Hopefully we not going to see that again this time.
Make public whoever or whatever will be spent on anyone telling government what is required.
GB Fiji.
Priscilla says
Let’s face it the Military has been the biggest beneficiary under this 2014 Constition. We now have a President, Prime Minister, two concurrent Leaders of the Opposition, Chairmab if the GCC and a Minister of Home Affairs all serving ex mikitary officers, and a record budgetary allocation beyond the wildest dreams of the military 20 years ago.
The lads fm Nabua have done quite well for themselves under this Constitution so why would they want to change it?
Rabuka Bullshit says
Few observations from me while watching the presentation on zoom:
1. The said Professor says in his opening remarks that he didn’t have enough time to prepare for his presentation at FNU because as an academic, as he says they are always busy but he managed to do some reading while on the plane to Fiji. What a thing to say in front of the PM and on live! Goes to show his lack of commitment to the invitation.

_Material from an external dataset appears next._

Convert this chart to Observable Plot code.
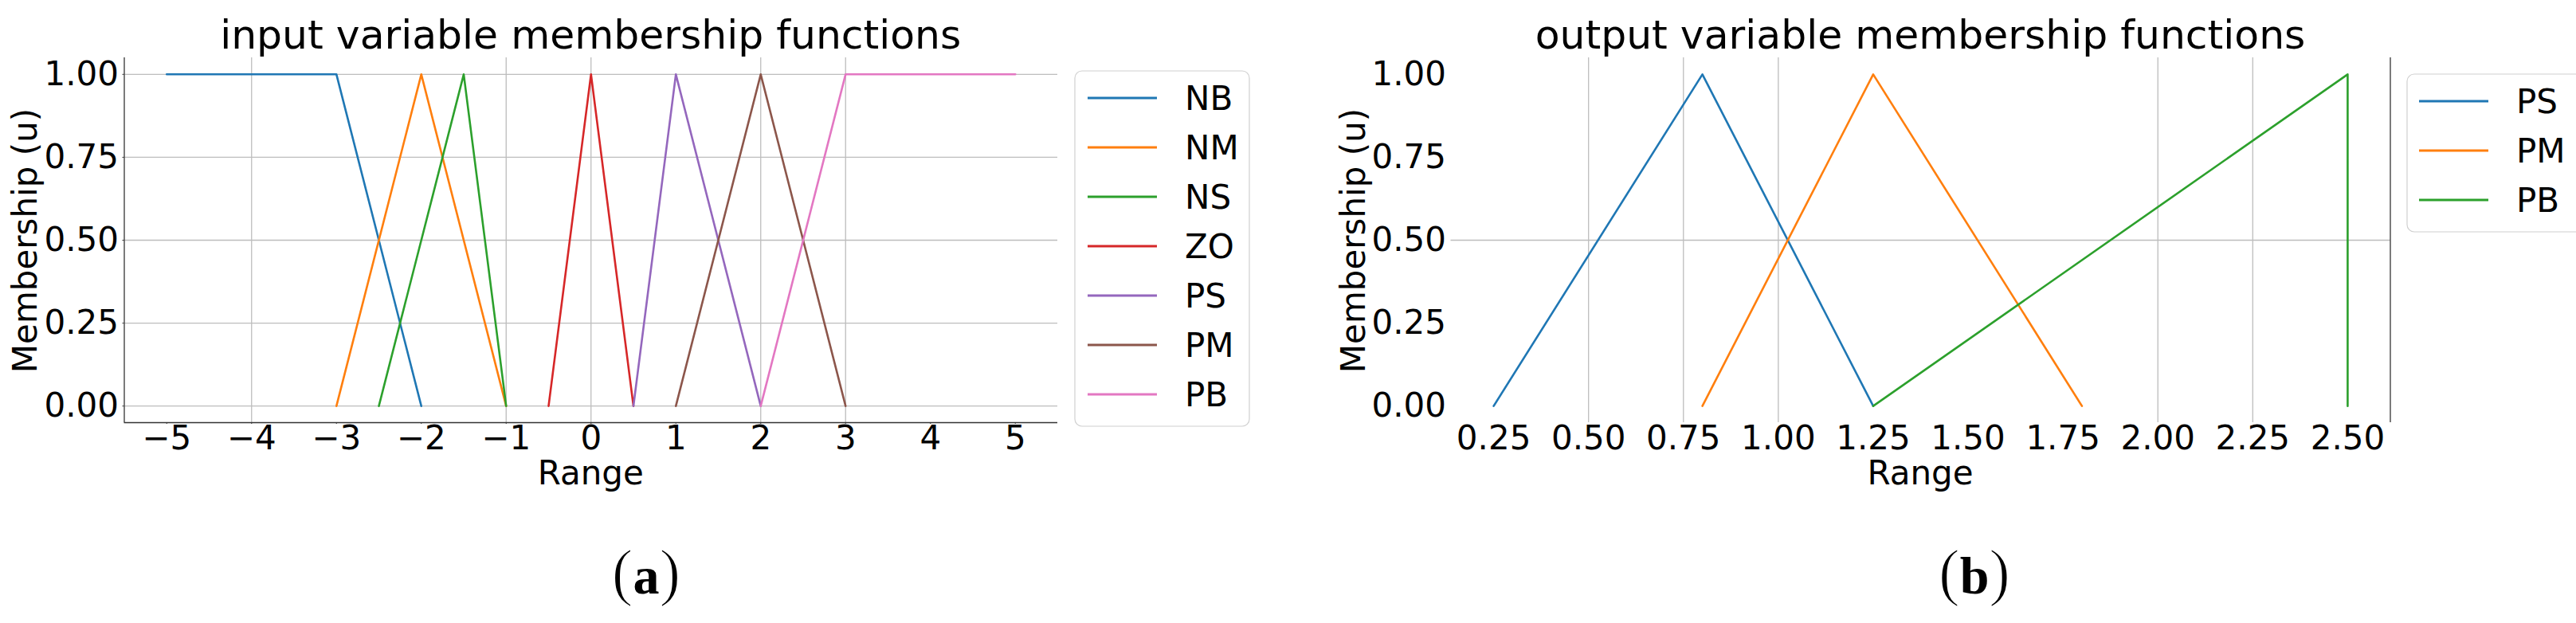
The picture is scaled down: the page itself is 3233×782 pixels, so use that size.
<!DOCTYPE html>
<html>
<head>
<meta charset="utf-8">
<script src="https://cdn.jsdelivr.net/npm/d3@7"></script>
<script src="https://cdn.jsdelivr.net/npm/@observablehq/plot@0.6"></script>
<style>
html, body { margin: 0; padding: 0; background: #fff; }
#root { position: relative; width: 3233px; height: 782px; overflow: hidden; font-family: "DejaVu Sans"; color: #000; }
#root > svg { position: absolute; }
</style>
</head>
<body>
<div id="root"></div>
<script>
// ---- data ----
const inputNames = ["NB", "NM", "NS", "ZO", "PS", "PM", "PB"];
const inputX = [[-5, -3, -2], [-3, -2, -1], [-2.5, -1.5, -1], [-0.5, 0, 0.5], [0.5, 1, 2], [1, 2, 3], [2, 3, 5]];
const inputU = [[1, 1, 0], [0, 1, 0], [0, 1, 0], [0, 1, 0], [0, 1, 0], [0, 1, 0], [0, 1, 1]];

const outputNames = ["PS", "PM", "PB"];
const outputX = [[0.25, 0.8, 1.25], [0.8, 1.25, 1.8], [1.25, 2.5, 2.5]];
const outputU = [[0, 1, 0], [0, 1, 0], [0, 1, 0]];

const inputTicks = [-5, -4, -3, -2, -1, 0, 1, 2, 3, 4, 5];
const outputTicks = [0.25, 0.5, 0.75, 1.0, 1.25, 1.5, 1.75, 2.0, 2.25, 2.5];
const uTicks = [0, 0.25, 0.5, 0.75, 1];
const inputGridX = [-4, -1, 0, 2, 3];
const outputGridX = [0.5, 0.75, 1.0, 2.0, 2.25];
const outputGridU = [0.5];

const titles = ["input variable membership functions", "output variable membership functions"];
const xLabel = "Range";
const yLabel = "Membership (u)";
const captions = ["a", "b"];

const palette = ["#1f77b4", "#ff7f0e", "#2ca02c", "#d62728", "#9467bd", "#8c564b", "#e377c2"];

// ---- build rows ----
const inputRows = inputNames.flatMap((s, i) => inputX[i].map((x, j) => ({set: s, x, u: inputU[i][j]})));
const outputRows = outputNames.flatMap((s, i) => outputX[i].map((x, j) => ({set: s, x, u: outputU[i][j]})));

const root = document.getElementById("root");
const gridStyle = {stroke: "#bdbdbd", strokeOpacity: 1, strokeWidth: 1.3};
const FS = 42;

const left = Plot.plot({
  width: 1340, height: 640,
  marginLeft: 155.5, marginRight: 13, marginTop: 72, marginBottom: 110,
  style: {fontFamily: "DejaVu Sans", fontSize: FS + "px", background: "transparent", color: "#000", overflow: "visible"},
  x: {domain: [-5.5, 5.5], label: null},
  y: {domain: [-0.05, 1.05], label: null},
  color: {domain: inputNames, range: palette},
  marks: [
    Plot.gridY(uTicks, gridStyle),
    Plot.gridX(inputGridX, gridStyle),
    Plot.axisX(inputTicks, {tickSize: 2, tickPadding: 2, tickFormat: d3.format("d"), label: null, fontSize: FS, stroke: "#333"}),
    Plot.axisY(uTicks, {tickSize: 2, tickPadding: 5, tickFormat: d3.format(".2f"), label: null, fontSize: FS, stroke: "#333"}),
    Plot.ruleX([-5.5], {stroke: "#333", strokeWidth: 1.3}),
    Plot.ruleY([-0.05], {stroke: "#333", strokeWidth: 1.3}),
    Plot.line(inputRows, {x: "x", y: "u", z: "set", stroke: "set", strokeWidth: 2.6})
  ]
});
left.style.left = "0px"; left.style.top = "0px";
root.appendChild(left);

const right = Plot.plot({
  width: 1420, height: 640,
  marginLeft: 220.5, marginRight: 20.5, marginTop: 72, marginBottom: 110,
  style: {fontFamily: "DejaVu Sans", fontSize: FS + "px", background: "transparent", color: "#000", overflow: "visible"},
  x: {domain: [0.1375, 2.6125], label: null},
  y: {domain: [-0.05, 1.05], label: null},
  color: {domain: outputNames, range: palette.slice(0, 3)},
  marks: [
    Plot.gridY(outputGridU, gridStyle),
    Plot.gridX(outputGridX, gridStyle),
    Plot.axisX(outputTicks, {tickSize: 0, tickPadding: 4, tickFormat: d3.format(".2f"), label: null, fontSize: FS}),
    Plot.axisY(uTicks, {tickSize: 0, tickPadding: 6, tickFormat: d3.format(".2f"), label: null, fontSize: FS}),
    Plot.ruleX([2.6125], {stroke: "#333", strokeWidth: 1.3}),
    Plot.line(outputRows, {x: "x", y: "u", z: "set", stroke: "set", strokeWidth: 2.6})
  ]
});
right.style.left = "1600px"; right.style.top = "0px";
root.appendChild(right);

// ---- overlay: titles, axis labels, legends, captions ----
const ov = d3.select(root).append("svg")
  .attr("width", 3233).attr("height", 782)
  .style("left", "0px").style("top", "0px")
  .attr("font-family", "DejaVu Sans").attr("fill", "#000");

const panels = [
  {cx: 741.25, ylx: 46, cap: 811, names: inputNames, colors: palette,
   box: {x: 1349, y: 89, w: 219, h: 446}, y0: 123, lx: 1365, tx: 1487},
  {cx: 2410, ylx: 1713, cap: 2478, names: outputNames, colors: palette.slice(0, 3),
   box: {x: 3021, y: 93, w: 260, h: 198}, y0: 127, lx: 3036, tx: 3158}
];

panels.forEach((p, k) => {
  ov.append("text").attr("x", p.cx).attr("y", 61).attr("text-anchor", "middle")
    .attr("font-size", 50.4).text(titles[k]);
  ov.append("text").attr("x", p.cx).attr("y", 607.5).attr("text-anchor", "middle")
    .attr("font-size", FS).text(xLabel);
  ov.append("text").attr("transform", `translate(${p.ylx},302) rotate(-90)`).attr("text-anchor", "middle")
    .attr("font-size", FS).text(yLabel);
  // legend
  ov.append("rect").attr("x", p.box.x).attr("y", p.box.y).attr("width", p.box.w).attr("height", p.box.h)
    .attr("rx", 9).attr("fill", "#fff").attr("fill-opacity", 0.8).attr("stroke", "#d0d0d0").attr("stroke-width", 1.2);
  p.names.forEach((n, i) => {
    const y = p.y0 + 62 * i;
    ov.append("line").attr("x1", p.lx).attr("x2", p.lx + 87).attr("y1", y).attr("y2", y)
      .attr("stroke", p.colors[i]).attr("stroke-width", 2.8);
    ov.append("text").attr("x", p.tx).attr("y", y + 15.3).attr("font-size", FS).text(n);
  });
  // caption
  const c = ov.append("text").attr("x", p.cap).attr("y", 745).attr("text-anchor", "middle")
    .attr("font-family", "Liberation Serif");
  c.append("tspan").attr("font-size", 80).attr("stroke", "#fff").attr("stroke-width", 1.6).text("(");
  c.append("tspan").attr("font-size", 66).attr("font-weight", "bold").text(captions[k]);
  c.append("tspan").attr("font-size", 80).attr("stroke", "#fff").attr("stroke-width", 1.6).text(")");
});
</script>
</body>
</html>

2. He (Professor) also says that one of the provisions that should be removed is the immunity clause – I had hoped that the camera would focus on Rabuka when the professor said that!

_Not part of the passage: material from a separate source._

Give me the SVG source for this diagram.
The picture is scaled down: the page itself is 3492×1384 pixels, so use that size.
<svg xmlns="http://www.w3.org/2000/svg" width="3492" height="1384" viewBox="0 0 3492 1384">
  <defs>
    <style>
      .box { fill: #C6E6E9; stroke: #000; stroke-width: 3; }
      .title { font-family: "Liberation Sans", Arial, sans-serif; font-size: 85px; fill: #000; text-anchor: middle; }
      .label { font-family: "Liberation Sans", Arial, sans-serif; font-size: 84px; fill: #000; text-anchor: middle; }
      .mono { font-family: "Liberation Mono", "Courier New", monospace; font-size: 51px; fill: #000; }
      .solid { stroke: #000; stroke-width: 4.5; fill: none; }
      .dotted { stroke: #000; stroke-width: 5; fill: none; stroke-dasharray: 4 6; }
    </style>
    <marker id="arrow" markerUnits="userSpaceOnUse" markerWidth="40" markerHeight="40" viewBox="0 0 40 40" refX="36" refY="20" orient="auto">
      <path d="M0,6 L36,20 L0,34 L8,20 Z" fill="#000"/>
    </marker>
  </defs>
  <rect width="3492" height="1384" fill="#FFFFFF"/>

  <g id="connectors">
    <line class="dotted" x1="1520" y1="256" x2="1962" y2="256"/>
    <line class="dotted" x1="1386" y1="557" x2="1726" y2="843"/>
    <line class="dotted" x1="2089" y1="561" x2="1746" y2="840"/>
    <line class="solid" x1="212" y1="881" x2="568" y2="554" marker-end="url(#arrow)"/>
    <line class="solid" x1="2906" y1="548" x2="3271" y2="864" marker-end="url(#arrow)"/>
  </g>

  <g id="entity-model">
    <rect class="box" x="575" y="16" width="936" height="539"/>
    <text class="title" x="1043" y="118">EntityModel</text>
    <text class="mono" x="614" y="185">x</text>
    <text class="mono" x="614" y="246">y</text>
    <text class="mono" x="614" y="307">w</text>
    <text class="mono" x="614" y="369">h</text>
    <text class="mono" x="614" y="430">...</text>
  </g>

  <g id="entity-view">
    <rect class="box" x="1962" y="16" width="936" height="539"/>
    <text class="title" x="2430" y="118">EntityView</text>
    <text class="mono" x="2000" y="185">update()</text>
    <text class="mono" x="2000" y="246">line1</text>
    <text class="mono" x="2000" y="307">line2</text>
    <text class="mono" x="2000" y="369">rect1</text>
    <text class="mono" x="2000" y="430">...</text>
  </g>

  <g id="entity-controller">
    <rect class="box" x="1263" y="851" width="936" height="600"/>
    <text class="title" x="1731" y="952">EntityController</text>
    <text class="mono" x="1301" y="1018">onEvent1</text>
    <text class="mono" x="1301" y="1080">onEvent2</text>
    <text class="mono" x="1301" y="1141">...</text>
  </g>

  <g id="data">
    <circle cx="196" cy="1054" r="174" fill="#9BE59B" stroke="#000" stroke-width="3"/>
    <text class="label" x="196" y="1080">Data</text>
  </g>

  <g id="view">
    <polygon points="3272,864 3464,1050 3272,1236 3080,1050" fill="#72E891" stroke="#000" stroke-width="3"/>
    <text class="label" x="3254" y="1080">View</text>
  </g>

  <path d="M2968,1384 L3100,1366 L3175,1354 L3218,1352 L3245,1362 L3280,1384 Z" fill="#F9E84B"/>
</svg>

3. I was also wondering why the FNU VC was involved in this and not a faculty or a specific department e.g Department of Law & Education as would be the case in most universities.
4. The government of Fiji has its disposal to arrange for its own constitutional expert and to advise them on changing the constitution. Why did it decide to jump on a university public lecture to make its point to the people of Fiji ? We could all see the bullshit in this process !
5. The Professor said nothing that we already knew! It was a waste of time, big time theatrics and a con job!
6. I could see the PM scribbling away while the Professor was presenting. I totally smell drama because as I have said above all that the professor says we’re nothing new but is common knowledge.
Lastly, the event was a sham! It is iTaukei elites working together – from politicians, special interests, lobbyists and now academia to manipulate the Fijian people.
Why does it all of a sudden feel like we are back in the 1990s?